The ARC Open Access Policy was established January 1, 2013 and has recently been revised. Version 2017.1 was issued on 30/06/2017 and is available for viewing on the ARC Website . In summary, the new version of the policy requires that:
•Any publications arising from an ARC supported research project must be deposited into an open access repository within a twelve (12) month period from the date of publication.
•Metadata for all research outputs should be made available within 3 months in an institutional repository. This applies in all cases.
• Authors apply a Creative Commons By Attribution License (CC-BY) to open access publications in order to specify access and usage rights that are consistent with the policy. Whilst the ARC's preference is for CC-BY, it is acceptable to apply any of the options available through the Creative Commons suite of licenses. Please note that ARC strongly encourages creative commons licensing.
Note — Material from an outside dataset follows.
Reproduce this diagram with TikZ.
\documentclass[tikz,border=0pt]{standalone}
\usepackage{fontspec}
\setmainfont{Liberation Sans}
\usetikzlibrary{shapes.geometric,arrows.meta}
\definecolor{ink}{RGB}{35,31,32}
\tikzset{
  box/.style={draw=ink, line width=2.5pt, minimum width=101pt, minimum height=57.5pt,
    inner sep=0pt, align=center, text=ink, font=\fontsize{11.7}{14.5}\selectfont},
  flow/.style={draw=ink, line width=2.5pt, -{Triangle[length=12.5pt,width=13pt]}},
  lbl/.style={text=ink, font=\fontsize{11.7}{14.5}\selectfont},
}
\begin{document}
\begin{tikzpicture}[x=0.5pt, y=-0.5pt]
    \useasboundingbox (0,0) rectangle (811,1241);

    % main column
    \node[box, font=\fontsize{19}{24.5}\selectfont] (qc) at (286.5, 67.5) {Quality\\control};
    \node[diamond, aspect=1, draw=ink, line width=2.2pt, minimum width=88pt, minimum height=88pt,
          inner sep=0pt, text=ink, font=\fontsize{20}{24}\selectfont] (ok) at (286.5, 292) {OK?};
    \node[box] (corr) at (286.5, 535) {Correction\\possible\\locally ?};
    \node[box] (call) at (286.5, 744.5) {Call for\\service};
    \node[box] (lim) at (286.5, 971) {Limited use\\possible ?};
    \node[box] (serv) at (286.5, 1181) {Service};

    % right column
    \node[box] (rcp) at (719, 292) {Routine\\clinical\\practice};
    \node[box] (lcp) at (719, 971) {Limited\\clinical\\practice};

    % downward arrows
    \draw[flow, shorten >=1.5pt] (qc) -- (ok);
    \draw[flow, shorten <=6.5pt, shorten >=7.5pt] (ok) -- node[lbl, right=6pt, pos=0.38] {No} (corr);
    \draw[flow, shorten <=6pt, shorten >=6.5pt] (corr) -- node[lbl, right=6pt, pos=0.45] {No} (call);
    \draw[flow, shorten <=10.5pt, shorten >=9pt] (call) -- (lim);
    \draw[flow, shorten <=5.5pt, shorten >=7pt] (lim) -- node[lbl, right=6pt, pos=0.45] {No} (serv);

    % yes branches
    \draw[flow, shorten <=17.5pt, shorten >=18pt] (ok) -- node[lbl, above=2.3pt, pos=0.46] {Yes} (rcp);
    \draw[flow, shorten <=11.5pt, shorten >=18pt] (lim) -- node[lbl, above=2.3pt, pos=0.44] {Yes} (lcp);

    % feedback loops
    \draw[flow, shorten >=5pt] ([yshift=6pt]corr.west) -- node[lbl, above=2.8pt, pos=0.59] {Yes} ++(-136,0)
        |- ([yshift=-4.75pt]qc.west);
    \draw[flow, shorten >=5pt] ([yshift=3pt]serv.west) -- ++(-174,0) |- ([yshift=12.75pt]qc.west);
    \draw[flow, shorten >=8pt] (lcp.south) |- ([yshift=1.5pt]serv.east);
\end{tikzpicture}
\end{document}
The policy applies to scholarly publications but does not apply to research data.
Research Bank is the Institutional Repository at ACU.
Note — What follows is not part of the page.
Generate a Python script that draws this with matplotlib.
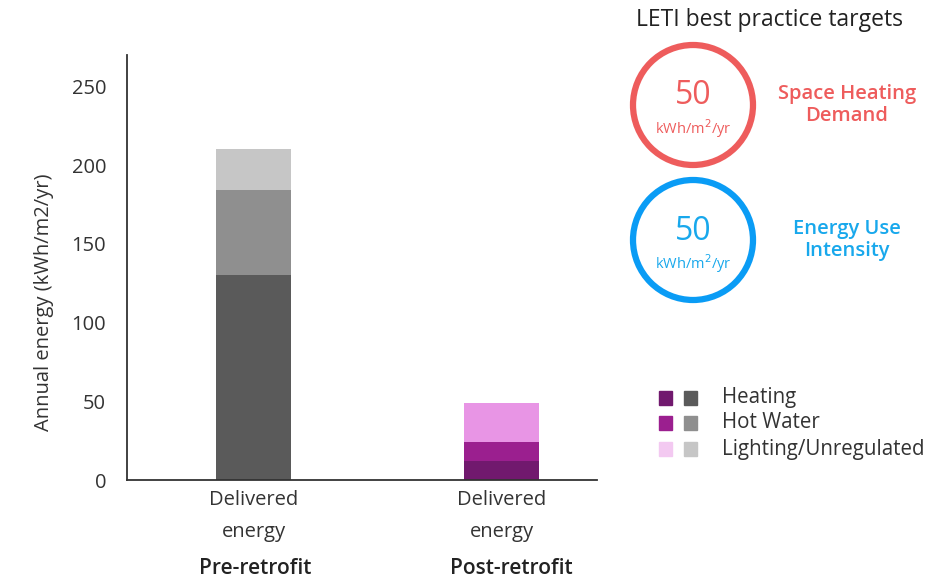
import numpy as np
import matplotlib.pyplot as plt
from matplotlib.patches import Circle, Rectangle

plt.rcParams['font.family'] = ['Open Sans', 'DejaVu Sans']

stages = ["Pre-retrofit", "Post-retrofit"]
tick_labels = ["Delivered\nenergy", "Delivered\nenergy"]
heating = [130, 12]
hot_water = [54, 12]
lighting = [26, 25]
y_ticks = [0, 50, 100, 150, 200, 250]
series_names = ["Heating", "Hot Water", "Lighting/Unregulated"]

grey_cols = ["#5a5a5a", "#8f8f8f", "#c6c6c6"]
purple_cols = ["#71196e", "#9b1f8f", "#e895e5"]
legend_purple = ["#71196e", "#9b1f8f", "#f3c9f1"]

targets = [("50", "kWh/m$^2$/yr", "Space Heating\nDemand", "#ee5c5c", "#ee5c5c"),
           ("50", "kWh/m$^2$/yr", "Energy Use\nIntensity", "#0a9cf5", "#18a8ec")]

W, H = 943, 583
fig = plt.figure(figsize=(W / 100, H / 100), dpi=100)
ax = fig.add_axes([127 / W, 1 - 480 / H, (597 - 127) / W, (480 - 55) / H])

x = np.arange(len(stages))
bw = 0.30
for i in range(len(stages)):
    cols = grey_cols if i == 0 else purple_cols
    ax.bar(x[i], heating[i], bw, color=cols[0])
    ax.bar(x[i], hot_water[i], bw, bottom=heating[i], color=cols[1])
    ax.bar(x[i], lighting[i], bw, bottom=heating[i] + hot_water[i], color=cols[2])

ax.set_xlim(-0.51, 1.385)
ax.set_ylim(0, 270)
ax.set_yticks(y_ticks)
ax.set_yticklabels([str(v) for v in y_ticks], fontsize=14.5, color="#333333")
ax.set_xticks(x)
ax.set_xticklabels(tick_labels, fontsize=14.5, color="#333333", linespacing=1.85)
ax.tick_params(axis="both", length=0)
ax.tick_params(axis="y", pad=15)
ax.tick_params(axis="x", pad=7)
for s in ["top", "right"]:
    ax.spines[s].set_visible(False)
for s in ["left", "bottom"]:
    ax.spines[s].set_color("#333333")
    ax.spines[s].set_linewidth(1.3)
ax.set_ylabel("Annual energy (kWh/m2/yr)", fontsize=14.5, color="#333333")
ax.yaxis.set_label_coords(-0.155, 0.419)

# overlay in pixel coordinates for annotations
ov = fig.add_axes([0, 0, 1, 1])
ov.set_xlim(0, W)
ov.set_ylim(H, 0)
ov.axis("off")

for i, name in enumerate(stages):
    ov.text(255.5 + 255.5 * i, 569, name, fontsize=15, fontweight="semibold",
            ha="center", va="center", color="#222222")

ov.text(770, 20, "LETI best practice targets", fontsize=16.5, ha="center",
        va="center", color="#222222", fontweight="medium")

centers = [105, 240]
for cy, (num, unit, label, col, tcol) in zip(centers, targets):
    ov.add_patch(Circle((693, cy), 60, fill=False, edgecolor=col, linewidth=4.5))
    ov.text(693, cy - 9, num, fontsize=23, ha="center", va="center", color=tcol)
    ov.text(693, cy + 24, unit, fontsize=10.5, ha="center", va="center", color=tcol)
    ov.text(847, cy, label, fontsize=14.5, ha="center", va="center",
            color=tcol, linespacing=1.1, fontweight="semibold")

rows = [398, 423, 449]
for ry, name, pc, gc in zip(rows, series_names, legend_purple, grey_cols):
    ov.add_patch(Rectangle((659, ry - 7), 13, 14, color=pc))
    ov.add_patch(Rectangle((684, ry - 7), 13, 14, color=gc))
    ov.text(722, ry, name, fontsize=14.8, ha="left", va="center", color="#333333")

fig.savefig("out.png", dpi=100)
It is not necessary for research to be published in an open access journal in order to meet open access funding requirements. Deposit of the authors accepted manuscript into Research Bank meets the conditions of both Australian and International Open Access funding mandates.
What is an authors accepted manuscript?
The authors accepted manuscript is the version of your article that has been through the peer review process (with revisions made), and has been accepted for publication. An authors accepted manuscript has not been through the final copyediting or formatting process and should not include publisher formatting, branding, pagination or copyright statements. The content of the output should be identical to the final published version.
To deposit the authors accepted manuscript of your article into Research Bank, contact Library Research Services.
Publishing in an open access journal is supported under the ARC and NHMRC Open Access Policies. Both the ARC and the NHMRC allow for up to 10% of the project budget (direct costs) to be allocated to the payment of article processing fees. Because project budgets and dissemination pressures vary, funded researchers must decide which open access option is most appropriate for their circumstances. Self-archiving an open access version of a manuscript in an institutional repository incurs not cost to researchers.